This morning, the Bureau of Labor Statistics released its monthly Employment Situation Summary, and it was truly superb. The headline numbers were a “non-farm payroll employment” increase of 248,000 in September, and a decline in the unemployment rate to 5.9 percent. On the White House blog, Jason Furman of the Council of Economic Advisors put these numbers in perspective: a) “private sector has added 10.3 million jobs over 55 straight months of job growth, extending the longest streak on record”; b) the unemployment rate is now “the lowest since July 2008, and is down 1.3 percentage point over the last year”; and c) “more than 700,000 jobs added” in the manufacturing sector over the course of the economic recovery, with “an increase in the average workweek to levels not seen since World War II.”
So, while it’s not time to be breaking into the song “Happy Days are Here Again,” I’d say it’s most certainly time to start recognizing that something real – and really good – has been happening. And, of course, it’s long past time start allotting credit (and blame) where credit (and blame) is due. The fact is, when President Obama assumed office in late January 2009, the economy he inherited from 8 years of Republican misrule was in freefall, no matter how you want to look at it. Look at that private sector payroll employment graph and you can see it starkly depicted: we’ve gone from job losses of more than 800,000 per month (!!!) when President Obama was sworn in, to job gains every single month for the past 4 years, 7 months.
Why did that happen? Very clearly, it was the result of the various emergency actions and longer-term economic policies that the Obama Administration and the Democratic-led Congress took during 2009. That includes the much-maligned (by Republicans) economic recovery act, which despite the critics’ constant carping, has worked as well or even better than intended. Meanwhile, it’s now apparent that other policies – like expanding health care access to millions of Americans through the Affordable Care Act — far from having trashed the economy, as Republicans promised they would, have if anything helped it. In fairness, the Emergency Economic Stabilization Act of 2008, which was proposed by Bush Administration Treasury Secretary Henry Paulson, certainly was important as well. The fact that Republicans were dragged kicking and screaming into doing it speaks volumes, though.
Speaking of Republicans, if it weren’t for them, the recovery would have happened a lot faster and stronger than it did. First off, the initial economic “stimulus” package could have, and should have, been a lot bigger, with more of the money targeted at infrastructure investments, a lot more help to the states, far more aid to the unemployed, etc.
The reason it wasn’t bigger/better? Mostly, because Republicans had decided that their #1 goal wasn’t to help the country’s economy recover, but to try to make President Obama (and along with him, of course, the country) fail. There were also a few “conservadems” to blame, of course, but overwhelmingly it was Republican recklessness, irresponsibility and belief in Herbert Hoover-style “austerity” policies (e.g., “let Detroit go bankrupt”). Crazy.

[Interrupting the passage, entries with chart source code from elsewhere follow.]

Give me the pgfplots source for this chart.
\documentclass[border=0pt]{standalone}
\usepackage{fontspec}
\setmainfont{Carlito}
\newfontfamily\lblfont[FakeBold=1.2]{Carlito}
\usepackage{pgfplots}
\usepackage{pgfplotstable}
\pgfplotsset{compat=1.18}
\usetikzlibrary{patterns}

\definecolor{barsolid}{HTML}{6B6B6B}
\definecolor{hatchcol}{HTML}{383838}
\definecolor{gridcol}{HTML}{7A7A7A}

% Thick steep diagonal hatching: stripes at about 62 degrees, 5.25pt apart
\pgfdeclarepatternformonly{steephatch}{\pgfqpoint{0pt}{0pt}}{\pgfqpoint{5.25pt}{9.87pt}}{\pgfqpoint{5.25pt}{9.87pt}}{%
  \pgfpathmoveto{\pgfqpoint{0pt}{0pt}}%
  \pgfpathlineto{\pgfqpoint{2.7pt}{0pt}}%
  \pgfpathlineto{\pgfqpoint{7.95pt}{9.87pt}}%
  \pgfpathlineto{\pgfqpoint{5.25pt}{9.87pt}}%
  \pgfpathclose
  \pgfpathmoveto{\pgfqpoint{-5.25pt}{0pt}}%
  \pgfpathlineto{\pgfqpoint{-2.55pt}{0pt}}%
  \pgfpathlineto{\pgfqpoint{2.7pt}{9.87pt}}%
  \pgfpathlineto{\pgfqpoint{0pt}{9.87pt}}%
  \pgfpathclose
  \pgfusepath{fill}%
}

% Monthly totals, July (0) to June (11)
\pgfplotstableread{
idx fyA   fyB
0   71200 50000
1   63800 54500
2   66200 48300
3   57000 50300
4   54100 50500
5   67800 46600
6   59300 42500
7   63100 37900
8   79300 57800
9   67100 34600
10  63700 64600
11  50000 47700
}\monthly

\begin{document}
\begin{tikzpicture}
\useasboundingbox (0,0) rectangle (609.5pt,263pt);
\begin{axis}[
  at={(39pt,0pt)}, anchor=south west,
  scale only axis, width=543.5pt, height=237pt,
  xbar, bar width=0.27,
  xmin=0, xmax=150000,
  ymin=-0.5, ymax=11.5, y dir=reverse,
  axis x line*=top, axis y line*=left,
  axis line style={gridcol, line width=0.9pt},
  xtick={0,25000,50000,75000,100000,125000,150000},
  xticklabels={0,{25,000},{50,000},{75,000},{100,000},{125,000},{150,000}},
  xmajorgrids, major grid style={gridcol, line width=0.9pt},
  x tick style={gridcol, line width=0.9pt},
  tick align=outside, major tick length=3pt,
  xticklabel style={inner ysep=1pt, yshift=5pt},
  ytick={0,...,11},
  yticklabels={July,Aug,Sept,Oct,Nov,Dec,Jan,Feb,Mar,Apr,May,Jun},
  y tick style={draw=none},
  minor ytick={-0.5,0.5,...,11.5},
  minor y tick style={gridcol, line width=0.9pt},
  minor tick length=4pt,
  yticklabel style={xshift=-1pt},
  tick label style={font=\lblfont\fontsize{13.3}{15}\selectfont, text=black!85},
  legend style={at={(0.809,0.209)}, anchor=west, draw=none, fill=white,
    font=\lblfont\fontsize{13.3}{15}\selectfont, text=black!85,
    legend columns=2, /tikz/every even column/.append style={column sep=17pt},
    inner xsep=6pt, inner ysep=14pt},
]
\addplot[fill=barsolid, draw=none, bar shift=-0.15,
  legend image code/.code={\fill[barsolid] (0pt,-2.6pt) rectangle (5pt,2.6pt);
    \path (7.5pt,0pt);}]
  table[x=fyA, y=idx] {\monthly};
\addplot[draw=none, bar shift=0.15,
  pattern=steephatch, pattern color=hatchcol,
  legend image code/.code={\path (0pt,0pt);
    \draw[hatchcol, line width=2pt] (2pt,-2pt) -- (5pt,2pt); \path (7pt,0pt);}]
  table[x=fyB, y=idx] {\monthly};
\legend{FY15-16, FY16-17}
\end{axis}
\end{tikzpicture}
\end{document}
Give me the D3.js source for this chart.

As if all that wasn’t bad enough, once the extremist Tea Party Republicans took back the House of Representatives in November 2010, they started acting like…well, extremists. For instance, in the summer of 2011, they subjected the country (and the world) to a potentially ruinous crisis over the U.S. debt ceiling. Teapublicans also blocked any further economic recovery measures, instead pushing for increased austerity, such as we ended up getting with the brain-dead “sequestration” policy we’re suffering with now. And, as if one debt ceiling crisis wasn’t bad enough, Republicans tortured the country yet again in 2013 with their insanity, shutting down the federal government for good (actually bad — very bad) measure!
On and on and it goes, with the only way it stops being to boot out every last one of the Tea Party crazies. Instead, in the infinite wisdom of the American voter, the people who have worked so diligently (and successfully) to get the country’s economy back on the right track (those would be the Democrats) were severely punished in 2010. Yes, in 2012 Democrats held onto the White House, but the House remained in Teapublican hands, despite Democrats winning more votes than Republicans for that chamber. Maddening.
And now, in just a few weeks, mid-term elections will determine which party controls the Congress. Will voters, in their “infinite wisdom,” see fit to yet again reward the Republicans, the ones who set the economy on fire and then stood in the way of the people running for the water hoses? Or, will they reward – and punish – people based on their actions, which of course would result in Democrats sweeping elections for House and Senate on November 4, 2014, then for the White House and Congress in 2016. Sure, I “get” that many voters don’t feel the economic recovery yet, in part because wages have lagged. But again, whose fault is THAT? (hint: it’s the party whose first letters are “Repub” and last letters are “licans”) I guess we’ll see in a few weeks whether American voters are hell bent on rewarding the bad guys and punishing the good guys, or (hopefully) vice versa.
P.S. More to the point, will voters elect people who want to roll up their sleeves and get to work on continuing (and broadening) the progress with the U.S. economy (and yes, there’s a lot more work to do), not to mention dealing with a whole host of important challenges like transitioning to clean energy, addressing climate change and foreign policy crises, providing funds for needed infrastructure investment, etc, etc?